Dans ce peu de temps, la situation était devenue révolutionnaire. Aux yeux de M. Rossi, le péril était extrême ; il n’attendit pas l’arrivée du nouveau secrétaire d’état pour ouvrir les yeux des conseillers du saint père. Voici dans quels termes s’exprima l’organe de ce gouvernement que les partis exaltés accusaient de favoriser les vœux des rétrogrades

« Je me rendis hier à la chancellerie d’état ; je trouvai monseigneur Corboli assez ému. Je lui dis sans détour que je ne voulais pas revenir sur le passé, que je ne voulais pas rechercher s’il n’eût pas été facile de prévenir ce qui arrive, qu’alors on avait devant soi des mois, qu’on n’avait plus aujourd’hui que des jours, des heures peut-être ; que la révolution était commencée, qu’il ne s’agissait plus aujourd’hui de la prévenir, mais de la gouverner, de la circonscrire, de l’arrêter ; que, si on y apportait les mêmes lenteurs, de bénigne qu’elle était, elle s’envenimerait bientôt ; qu’il devait se persuader qu’en fait de révolution, nous en savions plus qu’eux, et qu’ils devaient croire à des experts qui sont en même temps leurs amis sincères et désintéressés ; qu’il fallait absolument faire, sans le moindre délai, deux choses : réaliser les promesses faites et fonder un gouvernement solide ; en d’autres termes, apaiser l’opinion qui n’est pas encore pervertie, et réprimer toute tentative de désordre. Le parti conservateur, dis-je, existe ; il s’est montré actif, intelligent, dévoué ; il faut à la fois le satisfaire et le gouverner.

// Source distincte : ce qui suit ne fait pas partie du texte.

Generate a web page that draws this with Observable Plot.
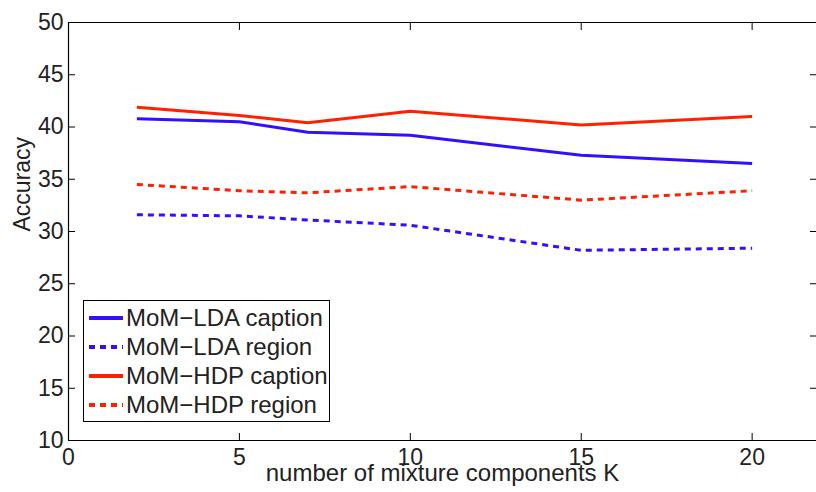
<!DOCTYPE html>
<html><head><meta charset="utf-8">
<script src="https://cdn.jsdelivr.net/npm/d3@7"></script>
<script src="https://cdn.jsdelivr.net/npm/@observablehq/plot@0.6"></script>
<style>
body{margin:0;background:#fff;}
#wrap{position:relative;width:816px;height:492px;overflow:hidden;font-family:"Liberation Sans",Arial,sans-serif;}
#legend{position:absolute;left:83px;top:300px;width:245px;height:120px;border:1px solid #000;background:#fff;box-sizing:content-box;}
#legend .row{position:absolute;left:0;height:29px;display:flex;align-items:center;font-size:24px;color:#222;white-space:nowrap;}
#legend svg{margin-left:5px;margin-right:3px;}
</style></head>
<body><div id="wrap"></div>
<script>
const K = [2, 5, 7, 10, 15, 20];
const ldaCaption = [40.8, 40.5, 39.5, 39.2, 37.3, 36.5];
const ldaRegion  = [31.6, 31.5, 31.1, 30.6, 28.2, 28.4];
const hdpCaption = [41.9, 41.1, 40.4, 41.5, 40.2, 41.0];
const hdpRegion  = [34.5, 33.9, 33.7, 34.3, 33.0, 33.9];
const xTicks = [0, 5, 10, 15, 20];
const yTicks = [10, 15, 20, 25, 30, 35, 40, 45, 50];
const seriesNames = ["MoM\u2212LDA caption", "MoM\u2212LDA region", "MoM\u2212HDP caption", "MoM\u2212HDP region"];
const seriesValues = [ldaCaption, ldaRegion, hdpCaption, hdpRegion];
const seriesColors = ["#3010ff", "#3010ff", "#ff2000", "#ff2000"];
const seriesDash = [null, "6,5", null, "6,5"];

const rows = [];
seriesNames.forEach((name, i) => K.forEach((k, j) => rows.push({series: name, k, acc: seriesValues[i][j]})));

const marks = [];
seriesNames.forEach((name, i) => {
  marks.push(Plot.line(rows.filter(r => r.series === name), {
    x: "k", y: "acc", stroke: seriesColors[i], strokeWidth: 3,
    strokeDasharray: seriesDash[i], strokeLinecap: "butt", strokeLinejoin: "round"
  }));
});

const chart = Plot.plot({
  width: 816, height: 492,
  marginLeft: 68, marginRight: 0, marginTop: 22, marginBottom: 52,
  style: {fontFamily: "'Liberation Sans', Arial, sans-serif", fontSize: "23px", color: "#222", background: "#fff"},
  x: {domain: [0, 22], range: [68, 820]},
  y: {domain: [10, 50]},
  marks: [
    ...marks,
    Plot.ruleY([10, 50], {stroke: "#000", strokeWidth: 1.2}),
    Plot.ruleX([0, 22], {stroke: "#000", strokeWidth: 1.2}),
    Plot.axisX(xTicks, {anchor: "bottom", tickSize: -7, tickPadding: 15, fontSize: 23, label: null, stroke: "#000"}),
    Plot.axisX(xTicks, {anchor: "top", tickSize: -7, text: null, label: null, stroke: "#000"}),
    Plot.axisY(yTicks, {anchor: "left", tickSize: -7, tickPadding: 12, fontSize: 23, label: null, stroke: "#000"}),
    Plot.axisY(yTicks, {anchor: "right", tickSize: -7, text: null, label: null, stroke: "#000"}),
    Plot.text(["number of mixture components K"], {frameAnchor: "bottom", dy: 40, fontSize: 24, fill: "#222"}),
    Plot.text(["Accuracy"], {frameAnchor: "left", dx: -46, rotate: -90, fontSize: 23, fill: "#222"})
  ]
});
const wrap = document.getElementById("wrap");
wrap.appendChild(chart);

const legend = document.createElement("div");
legend.id = "legend";
seriesNames.forEach((name, i) => {
  const row = document.createElement("div");
  row.className = "row";
  row.style.top = (2 + i * 29) + "px";
  const dash = seriesDash[i] ? `stroke-dasharray="${seriesDash[i]}"` : "";
  row.innerHTML = `<svg width="34" height="10"><line x1="0" y1="5" x2="34" y2="5" stroke="${seriesColors[i]}" stroke-width="4" ${dash}/></svg><span>${name}</span>`;
  legend.appendChild(row);
});
wrap.appendChild(legend);
</script></body></html>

« Il convint pleinement de ces idées, et il m’indiqua comme la mesure la plus urgente et la plus décisive l’appel des délégués des provinces. Soit, lui dis-je ; je crois, en effet, la mesure fort bonne, si elle est bien conduite, s’il y a en même temps un gouvernement actif et qui sache rallier autour de lui les forces du pays ; mais, encore une fois, la perte d’un jour peut être un mal irréparable.

« Quelques minutes après cette conversation, le nouveau secrétaire d’état, le cardinal Ferretti, s’installait au Quirinal, les délégués étaient appelés à Rome ; le directeur de la police, monseigneur Grassellini, se retirait ; il était remplacé par monseigneur Morandi[1]. »

Mais M. Rossi n’était pas seul à porter ce jugement et à adresser des conseils aussi avisés.

« Il faut, écrivait M. Guizot à notre ambassadeur à Rome, il faut que le pape se décide nettement à faire toutes les réformes indispensables, à les faire complètes,

  1. Dépêche du 18 juillet. M. Rossi à M. Guizot.